The result of the pd.read_excel is now assigned to the variable which named data. This means that the data from the Excel file is now stored in this variable.

Preview the data

In the previous step, we read the Excel file into a pandas DataFrame.

What is DataFrame?

DataFrame can be thought of as a table or spreadsheet-like data structure where data is organized into rows and columns.

We named this DataFrame as data. So, by typing data, we can preview its content.

data
Load and preview Excel data in Jupyter Notebook
Load and preview Excel data in Jupyter Notebook

If a DataFrame has a large number of rows, using the .head() or .tail() method is a convenient way to view only the first or last few rows of the DataFrame. When you use them without specifying a number inside the parentheses, it defaults to displaying the first/last 5 rows of the dataset. You can input number inside the parentheses with any desired value to retrieve a different number of rows. For example .head(8) will display the first 8 rows.

This method is particularly useful when dealing with large datasets, as it allows you to get a quick glimpse of the data without displaying the entire DataFrame. It helps in quickly verifying the column names and identifying any potential issues or inconsistencies in the initial rows.

data.head()
Output of using the .head() function
Output of using .head()
data.tail()
Output of using the .tail() function
Output of using .tail()

Data cleaning

Now, let’s dive into using Python to perform some data cleaning and manipulation tasks.

Split one column to multiple columns according to special character

Split one column to multiple columns according to special character
data[['year','number of items']] = data['Year published'].str.split('(',expand=True)

Explanation

explain dataframe and code
Left-hand side of the code:
  • data[[‘year’,’number of items’]]: Assign the result (right-hand side of the code) to new columns year and number of items in the data DataFrame
Right-hand side of the code:
  • data[‘Year published’]: Select the Year published column from the data DataFrame
  • str: turns value in data[‘Year published’] into strings (i.e. text)
  • split(‘(‘: Splits each value based on the left bracket symbol (
  • expand=True: Expand the split strings into separate multiple columns

Documentation: https://pandas.pydata.org/docs/reference/api/pandas.Series.str.split.html

Remove columns

Remove columns
data = data.drop(columns=['Year published'])

Explanation
Use .drop() method to remove a specific column in the DataFrame.

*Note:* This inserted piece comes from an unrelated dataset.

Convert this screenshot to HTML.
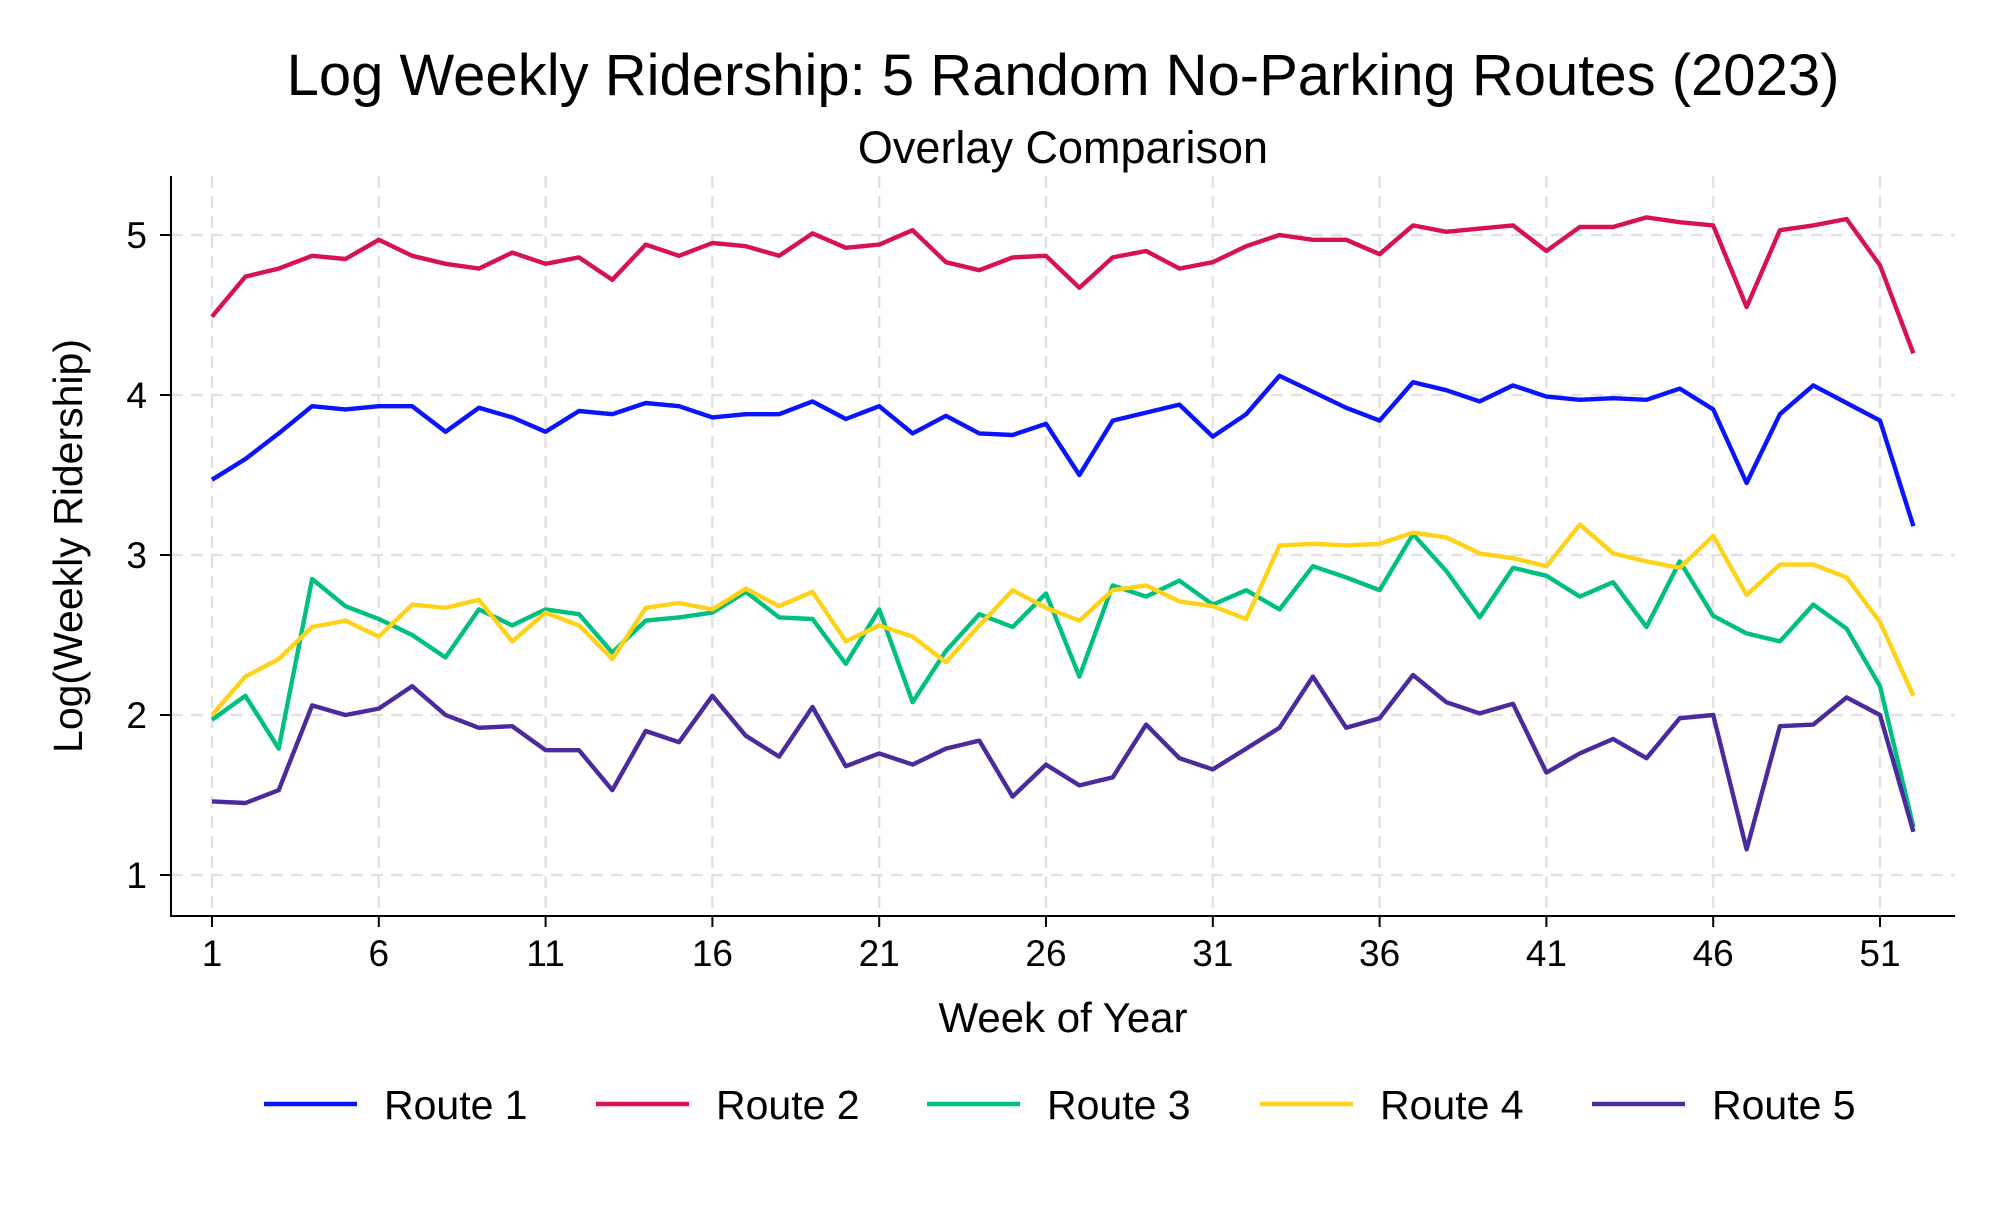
<!DOCTYPE html>
<html><head><meta charset="utf-8"><style>
body{margin:0;background:#fff}
svg text{font-family:"Liberation Sans",Arial,sans-serif;fill:#000}
</style></head><body>
<svg id="chart" width="2000" height="1200" viewBox="0 0 2000 1200" xmlns="http://www.w3.org/2000/svg">
<rect width="2000" height="1200" fill="#fff"/>
<text x="1063" y="95" font-size="58" text-anchor="middle">Log Weekly Ridership: 5 Random No-Parking Routes (2023)</text>
<text x="1063" y="163" font-size="45" text-anchor="middle">Overlay Comparison</text>
<g id="grid"></g><g id="axes"></g><g id="series"></g><g id="legend"></g>
<text x="1063" y="1032" font-size="42" text-anchor="middle">Week of Year</text>
<text transform="translate(82,546) rotate(-90)" font-size="41" text-anchor="middle">Log(Weekly Ridership)</text>
</svg>
<script>
const weeks = Array.from({length:52},(_,i)=>i+1);
const xTicks = [1,6,11,16,21,26,31,36,41,46,51];
const yTicks = [1,2,3,4,5];
const seriesNames = ["Route 1","Route 2","Route 3","Route 4","Route 5"];
const route1 = [3.47,3.60,3.76,3.93,3.91,3.93,3.93,3.77,3.92,3.86,3.77,3.90,3.88,3.95,3.93,3.86,3.88,3.88,3.96,3.85,3.93,3.76,3.87,3.76,3.75,3.82,3.50,3.84,3.89,3.94,3.74,3.88,4.12,4.02,3.92,3.84,4.08,4.03,3.96,4.06,3.99,3.97,3.98,3.97,4.04,3.91,3.45,3.88,4.06,3.95,3.84,3.18];
const route2 = [4.49,4.74,4.79,4.87,4.85,4.97,4.87,4.82,4.79,4.89,4.82,4.86,4.72,4.94,4.87,4.95,4.93,4.87,5.01,4.92,4.94,5.03,4.83,4.78,4.86,4.87,4.67,4.86,4.90,4.79,4.83,4.93,5.00,4.97,4.97,4.88,5.06,5.02,5.04,5.06,4.90,5.05,5.05,5.11,5.08,5.06,4.55,5.03,5.06,5.10,4.81,4.26];
const route3 = [1.97,2.12,1.79,2.85,2.68,2.60,2.50,2.36,2.66,2.56,2.66,2.63,2.39,2.59,2.61,2.64,2.77,2.61,2.60,2.32,2.66,2.08,2.40,2.63,2.55,2.76,2.24,2.81,2.74,2.84,2.69,2.78,2.66,2.93,2.86,2.78,3.13,2.90,2.61,2.92,2.87,2.74,2.83,2.55,2.96,2.62,2.51,2.46,2.69,2.54,2.18,1.30];
const route4 = [2.00,2.24,2.35,2.55,2.59,2.49,2.69,2.67,2.72,2.46,2.64,2.56,2.35,2.67,2.70,2.66,2.79,2.68,2.77,2.46,2.56,2.49,2.33,2.56,2.78,2.67,2.59,2.78,2.81,2.71,2.68,2.60,3.06,3.07,3.06,3.07,3.14,3.11,3.01,2.98,2.93,3.19,3.01,2.96,2.92,3.12,2.75,2.94,2.94,2.86,2.58,2.12];
const route5 = [1.46,1.45,1.53,2.06,2.00,2.04,2.18,2.00,1.92,1.93,1.78,1.78,1.53,1.90,1.83,2.12,1.87,1.74,2.05,1.68,1.76,1.69,1.79,1.84,1.49,1.69,1.56,1.61,1.94,1.73,1.66,1.79,1.92,2.24,1.92,1.98,2.25,2.08,2.01,2.07,1.64,1.76,1.85,1.73,1.98,2.00,1.16,1.93,1.94,2.11,2.00,1.27];
const colors = ["#0a14ff","#d61156","#00bf7f","#ffd21a","#4b2a9e"];
const allSeries = [route1,route2,route3,route4,route5];

const NS="http://www.w3.org/2000/svg";
const L=171,R=1955,T=176,B=916;
const xs = w => 212 + (w-1)*(1880-212)/50;
const ys = v => 875 - (v-1)*(875-235)/4;
function mk(tag,attrs,parent){const e=document.createElementNS(NS,tag);for(const k in attrs)e.setAttribute(k,attrs[k]);parent.appendChild(e);return e;}
const grid=document.getElementById('grid'),axes=document.getElementById('axes'),ser=document.getElementById('series'),leg=document.getElementById('legend');

xTicks.forEach(t=>{
  const g=mk('line',{x1:xs(t),x2:xs(t),y1:T,y2:B,stroke:'#e2e2e2','stroke-width':2.5,'stroke-dasharray':'12,8'},grid);
  
  
  const tk=mk('line',{x1:xs(t),x2:xs(t),y1:B,y2:B+11,stroke:'#000','stroke-width':2},axes);
  
  
  const tx=mk('text',{x:xs(t),y:B+50,'font-size':37,'text-anchor':'middle'},axes);
  tx.textContent=t;
  
  
});
yTicks.forEach(t=>{
  const g=mk('line',{x1:L,x2:R,y1:ys(t),y2:ys(t),stroke:'#e2e2e2','stroke-width':2.5,'stroke-dasharray':'12,8'},grid);
  
  
  const tk=mk('line',{x1:L-11,x2:L,y1:ys(t),y2:ys(t),stroke:'#000','stroke-width':2},axes);
  
  
  const tx=mk('text',{x:L-24,y:ys(t)+13,'font-size':37,'text-anchor':'end'},axes);
  tx.textContent=t;
  
  
});
const ax=mk('path',{d:`M${L},${T} V${B} H${R}`,fill:'none',stroke:'#000','stroke-width':2},axes);



allSeries.forEach((s,i)=>{
  const d=s.map((v,j)=>(j?'L':'M')+xs(weeks[j]).toFixed(1)+','+ys(v).toFixed(1)).join(' ');
  const p=mk('path',{d:d,fill:'none',stroke:colors[i],'stroke-width':4.4,'stroke-linejoin':'round'},ser);
  
  
});
const legX=[264,596,927,1260,1592];
seriesNames.forEach((n,i)=>{
  const g=mk('g',{},leg);
  
  
  mk('line',{x1:legX[i],x2:legX[i]+93,y1:1104,y2:1104,stroke:colors[i],'stroke-width':4.5},g);
  const t=mk('text',{x:legX[i]+120,y:1119,'font-size':41},g);
  t.textContent=n;
});
</script>
</body></html>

Documentation: https://pandas.pydata.org/docs/reference/api/pandas.DataFrame.drop.html

Replace specific character

Replace specific character
data['number of items'] = data['number of items'].str.replace(')','')

Explanation
Use .replace() method to replace the right bracket symbol ) to empty character in the number of items column.

Documentation: https://pandas.pydata.org/docs/reference/api/pandas.DataFrame.replace.html

Check whether there is missing value

data.info()
Output of the .info() method
Output of the .info() method

The .info() method provides a concise summary of the DataFrame, displaying information such as the column names, the count of non-null values for each column, and data type of each column.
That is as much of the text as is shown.